Pour garantir la possibilité de dialogue et la construction d’une culture commune, la formation des bénévoles est une ressource précieuse. Elle permet aux professionnels et aux bénévoles de parler le même langage, d’user des mêmes outils, et évite à l’action bénévole d’être cantonnée dans l’amateurisme. « Être bénévole ne doit pas empêcher de se conduire de manière professionnelle, bien au contraire. Pour militer activement, il faut être rigoureux et chercher la valeur ajoutée dans le domaine qualitatif et non financier », rappelle Frédérique Manin, permanente du Sel des mots.
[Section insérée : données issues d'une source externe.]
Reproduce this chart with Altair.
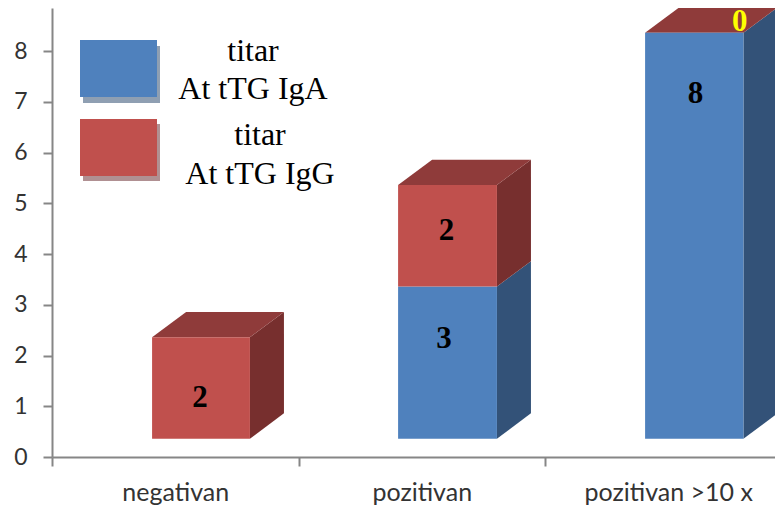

En Pays de la Loire comme ailleurs, l’étroite collaboration tissée au fil des années a montré tout le potentiel de ces coopérations entre bénévoles et professionnels.

Des manifestations littéraires lancées et animées par des associations dynamiques, créatives, voient souvent dans la possibilité de se doter d’un permanent un aboutissement, un relais d’action, un moyen de pérenniser leur projet. Le permanent devient alors l’homme-orchestre sans lequel les choses iraient moins vite, moins loin ; et la complexité des relations professionnels/bénévoles s’incarne à la fois dans l’intensité variable de l’engagement des bénévoles et dans l’impératif de garder le cap en respectant l’objet de l’association.

De nombreuses bibliothèques, elles, vivent dans le giron d’un réseau dont la structure principale est animée par des professionnels. C’est là, bien souvent, qu’un malentendu intense s’exprime : perçu comme un succédané de salarié, le bénévole de la lecture peut irriter le professionnel – d’autant qu’en l’absence de contrepartie financière il ne peut y avoir de place, dans l’esprit du « bibliothécaire volontaire », pour une hiérarchie trop marquée.
C’est aussi dans le domaine de la lecture publique que la formation des bénévoles, dite professionnalisante, débouche le plus facilement sur une logique de travail gratuit dont le terreau est la crise financière actuelle et les baisses importantes de dotations de l’État en direction des collectivités territoriales.

Or, aussi séduisante que soit la tentation de substituer les bénévoles aux professionnels, elle s’appuie sur une vision faussée de la vraie richesse du bénévolat : celle-ci s’exprime d’autant mieux que les orientations sont claires, que les cadres sont fixés et les moyens définis. L’enjeu de la réussite des actions menées avec les bénévoles dans la promotion du livre et de la lecture réside dans l’idée qu’ils ne fassent jamais « à la place de » mais bien « avec », pour une nourriture réciproque d’engagements et de connaissances de nature différente.

Redisons-le : les professionnels ont beaucoup à apprendre des bénévoles dans d’autres champs que la technicité. La passion de la littérature, le goût et l’accueil de l’autre dans toute sa diversité, l’engagement militant sont autant de valeurs intrinsèques du passeur de livres et de mots que les professionnels oublient parfois, emportés qu’ils sont par un quotidien qu’ils souhaitent efficace, rationnel. L'absence de lien financier avec le projet auquel contribue le bénévole déporte l’équilibre du rapport coût/bénéfice.

Pour autant, c’est bien là qu’il faut être vigilant : le livre et la lecture, champs en perpétuelle tension entre culture et économie, ne peuvent exister sans professionnels expérimentés, formés, engagés. Mais le livre et la lecture se façonnent aussi avec les bénévoles.

En écho à ce débat, les administrateurs de Mobilis ont voulu faire leur place aux bénévoles en leur réservant un collège au sein de leur conseil. Et cette reconnaissance de l’action passionnée de milliers d’acteurs bénévoles du livre et de la lecture voudrait aussi entretenir le mouvement, qui doit être permanent, entre l’univers du bénévolat et le monde professionnel du livre.